JAKARTA – Menteri Kordinator Politik, Hukum dan Keamanan (Menko Polhukam), Prof Mahfud MD mengungkapkan sejumlah alasan terkait penyelesaiaan HAM berat tidak tuntas sejak reformasi.
Padahal, kata Mahfud, salah satu alasan penting mengapa zaman orde baru itu harus dijatuhkan karena banyaknya kasus korupsi, kolusi dan nepotisme (KKN) dan pelanggaran hak asasi manusia (HAM).
Mahfud menerangkan, pelanggaran HAM masa lalu yang sifatnya berat, akan diselesaikan di pengadilan. Meskipun untuk menyelesaikannya sangat tidak mudah.
“Bukti-buktinya sudah tidak ada, buktinya sudah tidak ditemukan, pelakunya yang diperkirakan bersalah sudah tidak ada, rezim sudah diganti,” kata Mahfud saat menemui Dewan Pimpinan MUI, di Kantor MUI, Jakarta Pusat, Selasa (1/11/2022).

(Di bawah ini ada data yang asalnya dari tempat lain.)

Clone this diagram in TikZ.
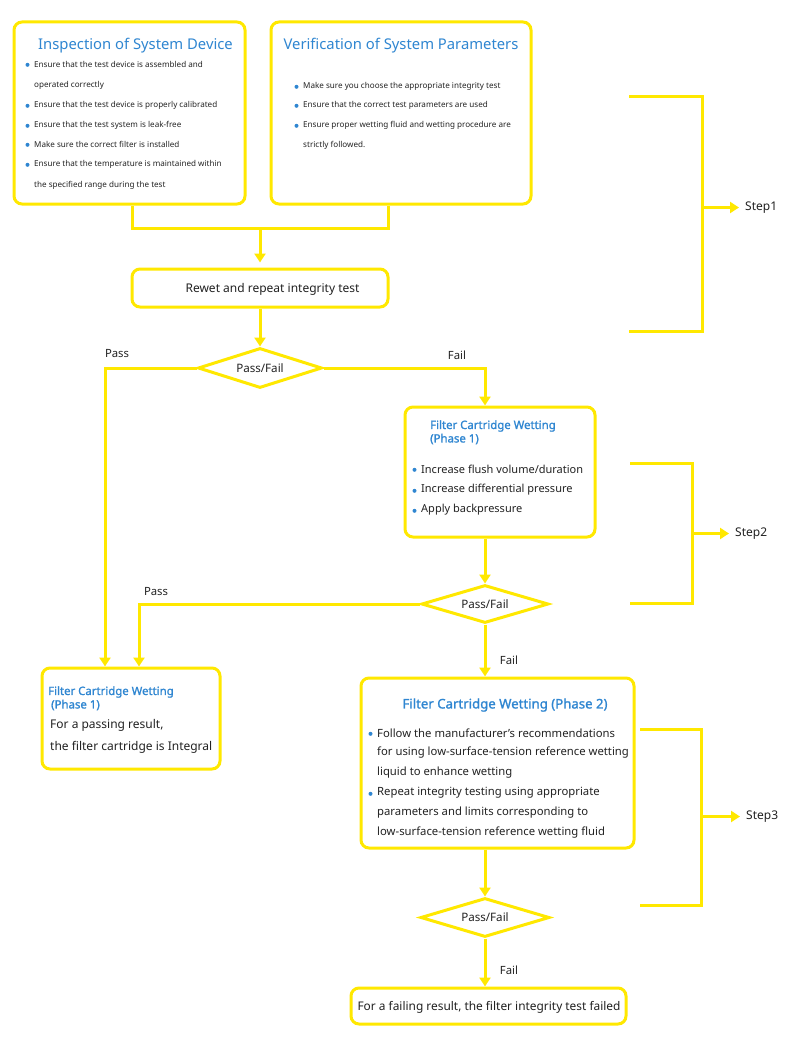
\documentclass[tikz,border=0pt]{standalone}
\usepackage{fontspec}
\setmainfont{Noto Sans}
\newfontfamily\tbold[FakeBold=1.3]{Noto Sans}
\usetikzlibrary{arrows.meta,shapes.geometric}
\definecolor{yel}{HTML}{FFE800}
\definecolor{ttl}{HTML}{2F86D1}
\definecolor{ink}{HTML}{222222}
\newcommand\bdot[1]{\fill[ttl] ([xshift=-6.5pt,yshift=-0.8pt]#1.west) circle (2pt);}
\begin{document}
\begin{tikzpicture}[x=1pt,y=-1pt,
  ln/.style={draw=yel,line width=3pt},
  arr/.style={ln,-{Triangle[width=11pt,length=9pt]}},
  box/.style={draw=yel,line width=3pt,rounded corners=8pt,inner sep=0pt},
  dia/.style={diamond,aspect=3,draw=yel,line width=3pt,inner sep=0pt,text=ink,font=\fontsize{11.6}{13}\selectfont},
  itmA/.style={anchor=west,inner sep=0pt,text=ink,font=\fontsize{8.1}{9}\selectfont},
  itmB/.style={anchor=west,inner sep=0pt,text=ink,font=\fontsize{11}{13}\selectfont},
  ttlA/.style={inner sep=0pt,text=ttl,font=\fontsize{14.8}{16}\selectfont},
  ttlB/.style={anchor=west,inner sep=0pt,text=ttl,font=\tbold\fontsize{11.4}{12}\selectfont},
  lab/.style={inner sep=0pt,text=ink,font=\fontsize{11.3}{13}\selectfont}
]
\useasboundingbox[fill=white] (0,0) rectangle (806,1038);

% boxes
\node[box,minimum width=231pt,minimum height=182pt] (insp) at (129.5,113) {};
\node[box,minimum width=260pt,minimum height=182pt] (verif) at (401,113) {};
\node[box,minimum width=256pt,minimum height=38pt] (rewet) at (260,288) {};
\node[dia,minimum width=124pt,minimum height=40pt] (d1) at (260,368) {Pass/Fail};
\node[box,minimum width=190pt,minimum height=130pt] (p1) at (500,472) {};
\node[dia,minimum width=127pt,minimum height=38pt] (d2) at (485,604) {Pass/Fail};
\node[box,minimum width=178pt,minimum height=101pt] (pass) at (131,718.5) {};
\node[box,minimum width=273pt,minimum height=170pt] (p2) at (497.5,763) {};
\node[dia,minimum width=129pt,minimum height=39pt] (d3) at (485,917.5) {Pass/Fail};
\node[box,minimum width=275pt,minimum height=36pt] (fin) at (488.5,1006) {};

% box 1 text
\node[ttlA] (t1) at (135.5,46) {Inspection of System Device};
\node[itmA] (a1) at (34,64) {Ensure that the test device is assembled and};
\node[itmA] (a2) at (34,85) {operated correctly};
\node[itmA] (a3) at (34,105) {Ensure that the test device is properly calibrated};
\node[itmA] (a4) at (34,125) {Ensure that the test system is leak-free};
\node[itmA] (a5) at (34,144) {Make sure the correct filter is installed};
\node[itmA] (a6) at (34,164) {Ensure that the temperature is maintained within};
\node[itmA] (a7) at (34,185) {the specified range during the test};
\bdot{a1}\bdot{a3}\bdot{a4}\bdot{a5}\bdot{a6}

% box 2 text
\node[ttlA] (t2) at (401,46) {Verification of System Parameters};
\node[itmA] (b1) at (303,86) {Make sure you choose the appropriate integrity test};
\node[itmA] (b2) at (303,105) {Ensure that the correct test parameters are used};
\node[itmA] (b3) at (303,125) {Ensure proper wetting fluid and wetting procedure are};
\node[itmA] (b4) at (303,145) {strictly followed.};
\bdot{b1}\bdot{b2}\bdot{b3}

% rewet
\node[lab,font=\fontsize{12}{13}\selectfont] (rw) at (272.5,289) {Rewet and repeat integrity test};

% phase 1
\node[ttlB] (t3) at (430,426) {Filter Cartridge Wetting};
\node[ttlB] (t3b) at (430,439) {(Phase 1)};
\node[itmB] (c1) at (421,469) {Increase flush volume/duration};
\node[itmB] (c2) at (421,490) {Increase differential pressure};
\node[itmB] (c3) at (421,510) {Apply backpressure};
\bdot{c1}\bdot{c2}\bdot{c3}

% pass box
\node[ttlB] (t4) at (48,692) {Filter Cartridge Wetting};
\node[ttlB] (t4b) at (51,705) {(Phase 1)};
\node[itmB,font=\fontsize{12}{13}\selectfont] (e1) at (50,725) {For a passing result,};
\node[itmB,font=\fontsize{12}{13}\selectfont] (e2) at (50,747) {the filter cartridge is Integral};

% phase 2
\node[ttlB,anchor=center,font=\tbold\fontsize{13.2}{14}\selectfont] (t5) at (505,705) {Filter Cartridge Wetting (Phase 2)};
\node[itmB,font=\fontsize{11.3}{13}\selectfont] (f1) at (377,733) {Follow the manufacturer’s recommendations};
\node[itmB,font=\fontsize{11.3}{13}\selectfont] (f2) at (377,753) {for using low-surface-tension reference wetting};
\node[itmB,font=\fontsize{11.3}{13}\selectfont] (f3) at (377,773) {liquid to enhance wetting};
\node[itmB,font=\fontsize{11.3}{13}\selectfont] (f4) at (377,793) {Repeat integrity testing using appropriate};
\node[itmB,font=\fontsize{11.3}{13}\selectfont] (f5) at (377,813) {parameters and limits corresponding to};
\node[itmB,font=\fontsize{11.3}{13}\selectfont] (f6) at (377,833) {low-surface-tension reference wetting fluid};
\bdot{f1}\bdot{f4}

% final
\node[itmB,anchor=center,font=\fontsize{11.9}{13}\selectfont] (g1) at (489,1007) {For a failing result, the filter integrity test failed};

% labels
\node[lab] (lp1) at (117,354) {Pass};
\node[lab] (lf1) at (457,355) {Fail};
\node[lab] (lp2) at (156,592) {Pass};
\node[lab] (lf2) at (509,660) {Fail};
\node[lab] (lf3) at (509,970) {Fail};
\node[lab,anchor=west,font=\fontsize{12}{13}\selectfont] (s1) at (745,208) {Step1};
\node[lab,anchor=west,font=\fontsize{12}{13}\selectfont] (s2) at (735,534) {Step2};
\node[lab,anchor=west,font=\fontsize{12}{13}\selectfont] (s3) at (746,817) {Step3};

% connectors
\coordinate (jl) at (132,228);
\coordinate (jm) at (260,228);
\coordinate (jr) at (388,228);
\draw[ln] ([xshift=2.5pt]insp.south) -- (jl) -- (jr) -- ([xshift=-13pt]verif.south);
\draw[arr,shorten >=5pt] (jm) -- (rewet.north);
\draw[arr] (rewet.south) -- (d1.north);
\draw[arr] (d1.west) -| ([xshift=-26pt]pass.north);
\draw[arr] (d1.east) -| ([xshift=-15pt]p1.north);
\draw[arr] ([xshift=-15pt]p1.south) -- (d2.north);
\draw[arr] (d2.west) -| ([xshift=8pt]pass.north);
\draw[arr] (d2.south) -- ([xshift=-12.5pt]p2.north);
\draw[arr] ([xshift=-12.5pt]p2.south) -- (d3.north);
\draw[arr] (d3.south) -- ([xshift=-3.5pt]fin.north);

% step brackets
\coordinate (s1t) at (629,97);
\coordinate (s1b) at (702,331);
\coordinate (s1e) at (629,331);
\coordinate (s1m) at (702,207.5);
\draw[ln] (s1t) -| (s1b) -- (s1e);
\draw[arr,shorten >=6pt] (s1m) -- (s1m -| s1.west);
\coordinate (s2t) at (630,463);
\coordinate (s2b) at (692,603);
\coordinate (s2e) at (630,603);
\coordinate (s2m) at (692,533.5);
\draw[ln] (s2t) -| (s2b) -- (s2e);
\draw[arr,shorten >=6pt] (s2m) -- (s2m -| s2.west);
\coordinate (s3t) at (640,729);
\coordinate (s3b) at (701,905);
\coordinate (s3e) at (640,905);
\coordinate (s3m) at (701,816.5);
\draw[ln] (s3t) -| (s3b) -- (s3e);
\draw[arr,shorten >=6pt] (s3m) -- (s3m -| s3.west);
\end{tikzpicture}
\end{document}
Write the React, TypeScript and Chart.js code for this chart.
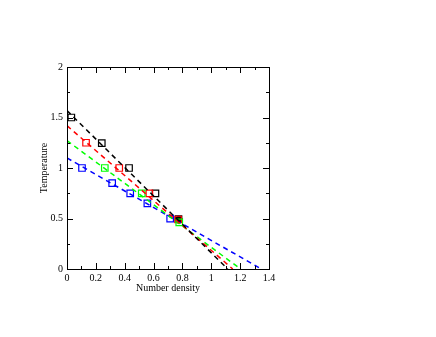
import React, { useEffect, useRef } from "react";
import { Chart, registerables } from "chart.js";

Chart.register(...registerables);

// Simulation points (Number density, Temperature)
const blackX = [0.03, 0.241, 0.43, 0.613, 0.773];
const blackY = [1.5, 1.247, 1.0, 0.749, 0.495];
const redX = [0.132, 0.362, 0.571, 0.77];
const redY = [1.25, 1.0, 0.749, 0.49];
const greenX = [0.262, 0.518, 0.778];
const greenY = [1.0, 0.749, 0.462];
const blueX = [0.104, 0.313, 0.438, 0.557, 0.715];
const blueY = [1.0, 0.851, 0.749, 0.65, 0.498];
// Critical point
const critX = [0.775];
const critY = [0.487];

// Fitted lines (endpoints)
const blackFitX = [0, 1.114];
const blackFitY = [1.568, 0];
const redFitX = [0, 1.149];
const redFitY = [1.419, 0];
const greenFitX = [0, 1.203];
const greenFitY = [1.271, 0];
const blueFitX = [0, 1.347];
const blueFitY = [1.099, 0];

const xMin = 0, xMax = 1.4, xStep = 0.2, xMinor = 0.1;
const yMin = 0, yMax = 2, yStep = 0.5, yMinor = 0.25;

const xTitle = "Number density";
const yTitle = "Temperature";

const zip = (xs: number[], ys: number[]) => xs.map((x, i) => ({ x, y: ys[i] }));

const FONT = "'Liberation Serif', 'Times New Roman', serif";

const framePlugin = {
  id: "frameTicks",
  afterDatasetsDraw(chart: any) {
    const { ctx, chartArea: a, scales } = chart;
    const xs = scales.x, ys = scales.y;
    ctx.save();
    ctx.strokeStyle = "#000";
    ctx.lineWidth = 1;
    ctx.beginPath();
    const tick = (x1: number, y1: number, x2: number, y2: number) => {
      ctx.moveTo(x1, y1);
      ctx.lineTo(x2, y2);
    };
    for (let v = xMin; v <= xMax + 1e-9; v += xMinor) {
      const major = Math.abs(v / xStep - Math.round(v / xStep)) < 1e-6;
      const L = major ? 6 : 3;
      const px = Math.round(xs.getPixelForValue(v)) + 0.5;
      tick(px, a.bottom, px, a.bottom - L);
      tick(px, a.top, px, a.top + L);
    }
    for (let v = yMin; v <= yMax + 1e-9; v += yMinor) {
      const major = Math.abs(v / yStep - Math.round(v / yStep)) < 1e-6;
      const L = major ? 6 : 3;
      const py = Math.round(ys.getPixelForValue(v)) + 0.5;
      tick(a.left, py, a.left + L, py);
      tick(a.right, py, a.right - L, py);
    }
    ctx.stroke();
    ctx.strokeRect(Math.round(a.left) + 0.5, Math.round(a.top) + 0.5,
      Math.round(a.right - a.left), Math.round(a.bottom - a.top));
    ctx.restore();
  },
};

export default function App() {
  const ref = useRef<HTMLCanvasElement>(null);
  useEffect(() => {
    if (!ref.current) return;
    const lineDs = (xs: number[], ys: number[], color: string) => ({
      data: zip(xs, ys),
      showLine: true,
      borderColor: color,
      borderWidth: 1.5,
      borderDash: [5, 4],
      pointRadius: 0,
      fill: false,
    });
    const markDs = (xs: number[], ys: number[], color: string) => ({
      data: zip(xs, ys),
      showLine: false,
      borderColor: color,
      backgroundColor: "rgba(0,0,0,0)",
      pointStyle: "rect",
      pointRadius: 4.6,
      pointBorderWidth: 1.2,
    });
    const chart = new Chart(ref.current, {
      type: "scatter",
      data: {
        datasets: [
          lineDs(blackFitX, blackFitY, "#000000"),
          lineDs(redFitX, redFitY, "#ff0000"),
          lineDs(greenFitX, greenFitY, "#00ff00"),
          lineDs(blueFitX, blueFitY, "#0000ff"),
          markDs(blueX, blueY, "#0000ff"),
          markDs(greenX, greenY, "#00ff00"),
          markDs(redX, redY, "#ff0000"),
          markDs(blackX, blackY, "#000000"),
          {
            data: zip(critX, critY),
            showLine: false,
            borderColor: "#000",
            backgroundColor: "#000",
            pointStyle: "circle",
            pointRadius: 3.5,
          },
        ] as any,
      },
      options: {
        animation: false,
        responsive: false,
        maintainAspectRatio: false,
        layout: { padding: { left: 20, top: 67, right: 167, bottom: 38 } },
        plugins: { legend: { display: false }, tooltip: { enabled: false } },
        scales: {
          x: {
            type: "linear",
            min: xMin,
            max: xMax,
            afterFit: (s: any) => { s.height = 30; },
            grid: { display: false, drawTicks: false },
            border: { display: false },
            ticks: {
              stepSize: xStep,
              padding: 3,
              color: "#000",
              font: { family: FONT, size: 10 },
              maxRotation: 0,
              callback: (v: any) => String(+Number(v).toFixed(2)),
            },
            title: {
              display: true,
              text: xTitle,
              color: "#000",
              font: { family: FONT, size: 10 },
              padding: { top: 0, bottom: 5 },
            },
          },
          y: {
            type: "linear",
            min: yMin,
            max: yMax,
            afterFit: (s: any) => { s.width = 47; },
            grid: { display: false, drawTicks: false },
            border: { display: false },
            ticks: {
              stepSize: yStep,
              padding: 4,
              color: "#000",
              font: { family: FONT, size: 10 },
              callback: (v: any) => String(+Number(v).toFixed(2)),
            },
            title: {
              display: true,
              text: yTitle,
              color: "#000",
              font: { family: FONT, size: 10 },
              padding: { top: 18, bottom: 0 },
            },
          },
        },
      },
      plugins: [framePlugin],
    });
    return () => chart.destroy();
  }, []);
  return (
    <div style={{ position: "fixed", left: 0, top: 0, width: 436, height: 337, background: "#fff" }}>
      <canvas ref={ref} width={436} height={337} style={{ width: 436, height: 337, display: "block" }} />
    </div>
  );
}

“Dulu di pengadilan tidak bisa, Jaksa Agung tidak bisa karena tidak ada buktinya. Kita sudah pernah mengadili pasca jejak pendapat di Timor Timor, 38 orang bebas semua karena buktinya tidak ada,” paparnya.
Pada saat itu, ungkap Mahfud, pemerintah memutuskan untuk membuat jalur non yudisial, meskipun jalur yudisialnya tetap berjalan.
Mahfud menegaskan, pemerintah tidak akan menutup kasus pelanggaran HAM berat secara yudisial yakni jalur hukum atau pengadilan.
“Kasus misalnya Mei 1998, itu Komnas HAM (masih lanjut, secara yuridis),” ungkapnya.
Selain itu, Mahfud menerangkan bahwa ada kasus pelanggaran HAM berat yang tidak ada buktinya, tetapi sudah diadili.
“Misalnya kasus Tanjung Priok itu sudah selesai pengadilannya, namun oleh Komnas HAM belum tuntas dianggapnya. Kalau ini sudah bulat, maka ini ke Presiden,” paparnya.
Presiden Jokowi, kata Mahfud, sering dituding tidak mau mau menyelesaikan pelanggaran HAM. Padahal, lanjutnya, Presiden telah menyatakan bahwa semua yang ada di Komnas HAM dibawa ke pengadilan.
“Namun Jaksa Agung tidak mau karena tidak ada bukti,” pungkasnya.